BuletinNews.com – Sengketa antara PT Kmalam Electricity & Machinery Co. Pte. Ltd. (Singapura) dan PT Lsiang Plywood Industries (Spanyol) merupakan kasus kontrak dagang internasional yang melibatkan unsur asing dari beberapa negara, termasuk Singapura, Spanyol, Malaysia, dan Thailand. Persoalan utama yang muncul adalah bagaimana hakim menentukan kualifikasi hukum (qualification) dan apakah dimungkinkan terjadinya renvoi dalam penerapan hukum perdata internasional.
Penelitian ini bertujuan untuk menganalisis penerapan asas lex fori, lex loci contractus, serta prinsip party autonomy dalam kasus tersebut. Berdasarkan analisis terhadap teori dan doktrin Hukum Perdata Internasional (HPI), disimpulkan bahwa kualifikasi hukum kasus ini termasuk dalam bidang hukum perikatan (kontrak dagang internasional). Selain itu, renvoi tidak terjadi karena perkara kontrak tunduk pada asas kebebasan berkontrak. Namun, secara hipotetis, jika renvoi muncul, maka teori Single Renvoi (Remission) merupakan pendekatan yang paling relevan diterapkan oleh hakim.
Hukum Perdata Internasional (HPI) mengatur hubungan hukum yang melibatkan unsur asing, baik dari sisi subjek hukum, objek, maupun tempat terjadinya hubungan hukum tersebut. Dalam praktiknya, sengketa kontrak dagang internasional sering menimbulkan persoalan terkait penentuan hukum mana yang berlaku (lex causae), khususnya ketika melibatkan lebih dari satu sistem hukum nasional.
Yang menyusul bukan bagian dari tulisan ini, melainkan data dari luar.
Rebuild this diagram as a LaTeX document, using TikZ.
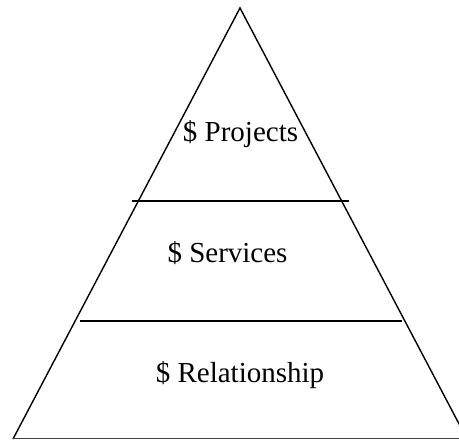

Kasus antara PT Kmalam Electricity & Machinery Co. Pte. Ltd. (Singapura) dan PT Lsiang Plywood Industries (Spanyol) menjadi ilustrasi nyata dari permasalahan tersebut. Sengketa ini mencerminkan kompleksitas kontrak lintas negara, di mana proses kualifikasi hukum dan penerapan asas renvoi menjadi titik penting dalam menentukan hukum yang berwenang digunakan.
Menurut Dr. Yulia (2016) dan Sudargo Gautama, tahapan pertama dalam HPI adalah kualifikasi (qualification), yaitu upaya menentukan jenis hubungan hukum yang terjadi apakah termasuk bidang kontrak, status personal, atau benda. Sementara itu, Basuki (2021:103) menegaskan bahwa hakim pada dasarnya menggunakan hukum negaranya sendiri untuk menentukan kualifikasi suatu hubungan hukum (lex fori qualification).
Penelitian ini merupakan penelitian hukum normatif dengan pendekatan perundang-undangan (statute approach) dan pendekatan konseptual (conceptual approach). Bahan hukum primer terdiri dari KUHPerdata, KUHAP, Naskah Akademik RUU HPI (BPHN, 2014), dan doktrin para ahli hukum internasional privat. Analisis dilakukan secara kualitatif deskriptif, dengan menafsirkan teori hukum dan asas-asas umum HPI, terutama yang berkaitan dengan konsep kualifikasi hukum dan renvoi dalam sengketa kontrak internasional.
1. Kualifikasi Hukum oleh Hakim
Kualifikasi hukum merupakan tahap awal dalam proses penyelesaian perkara HPI. Menurut Basuki (2021), hakim menggunakan hukum negaranya sendiri untuk menilai sifat suatu hubungan hukum (lex fori qualification). Dalam kasus ini, karena forum peradilan berada di Barcelona, maka hukum Spanyol berperan sebagai lex fori.
Dengan mengacu pada teori tersebut, hakim di Barcelona akan mengkualifikasikan sengketa ini sebagai perjanjian jual beli internasional (international sales contract). Objek sengketa berupa mesin dan spare parts menandakan hubungan hukum yang bersifat komersial dan lintas negara, bukan terkait status personal maupun benda tetap.
Secara substansial, hubungan hukum ini termasuk dalam bidang hukum perikatan (kontrak dagang internasional) yang tunduk pada lex loci contractus (tempat kontrak dibuat) atau lex loci solutionis (tempat prestasi dilaksanakan). Karena kontrak ditandatangani di Barcelona, maka secara umum hukum Spanyol berlaku sebagai hukum kontrak, kecuali para pihak menentukan hukum lain melalui klausul pilihan hukum (choice of law).